Thursday, June 2, 2011

Father

Imagine. Not being able to see someone that you are extremely close too in eight years. It could be the hardest eight years of your life right? How do think it would feel to have someone as close to you as, let’s say your sister or maybe your dad or your mom? Might be because they left, they just could not handle the stress or they just did not want to be at that house anymore. It could be anything. This is exactly the way I feel about losing my father. I lost my father when I was young. And the song “Daddy’s little girl” by, Frankie J definitely explains the way I feel about what happened. My story doesn’t necessarily fit with the song but I could definitely relate with some of the things that it said in it.

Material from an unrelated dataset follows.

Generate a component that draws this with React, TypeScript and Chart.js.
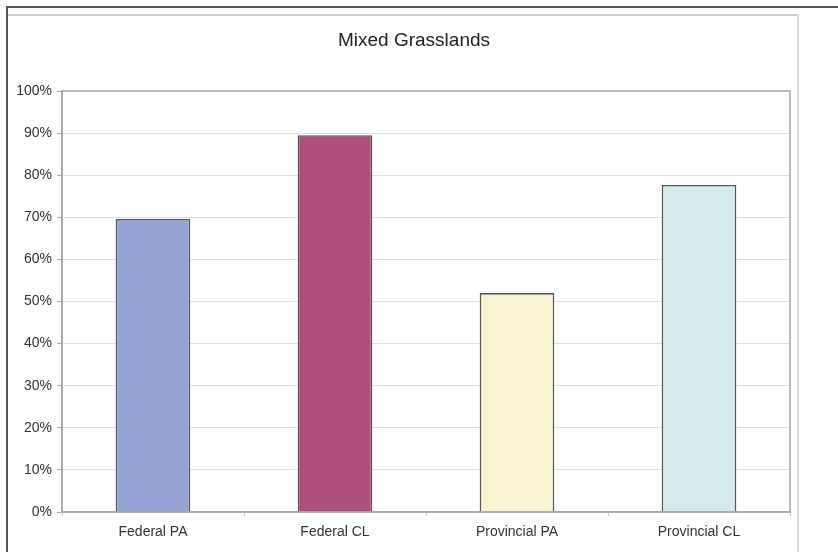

The first time I heard this song I was with my sister. We weren’t doing anything so we went and sat down on the couch and turned on the music channel. We see the song “Daddy’s Little Girl” so we click on it to see what it was about. The first thing that song said was breath taking. I remember looking over at my sister. All I see is a tear escaping from her eye as if she never dropped a single teardrop in her life. When I kept listening I noticed that I was the doing the same thing. So I go over by her and I sit with her. I hold her in my arms, closer than we have ever been before. Those first verses were,

He drops his suitcase by the door
She knows her daddy won't be back anymore
She drags her feet across the floor
Tryin' to hold back time, to keep him holdin' on.

And she says, "Daddy, Daddy, don't leave
I'll do anything to keep you
Right here with me
Can't you see how much I need you??

We were weeping in pain. Just to see him one more time. Just to see his body and flesh right in front of us, and just tell him how much we miss him. Just to see him one more time and tell him that we all want him back, and that what he did for us was.. Is unforgettable. It is one of the hardest things I have ever done. Trying to forget about my father. But with everything I try to do, nothing works. He always keeps coming back to my mind no matter what. Sometimes I feel like I have never had a father because he died when I was five. If only you would know what happen to him. You would look at me and you would say, wow she might be the strongest young woman I have ever seen in my life. But truly I might be one of the weakest you might know.

I haven’t seen my father in eight years. I haven’t heard my father in eight years. I haven’t been able to hug my father in eight years. I haven’t had one single holiday with my father in eight years. Tell me. How sad does that sound?.. But no matter how sad it might be, I deal with the pain of trying to seek my father out in the distance.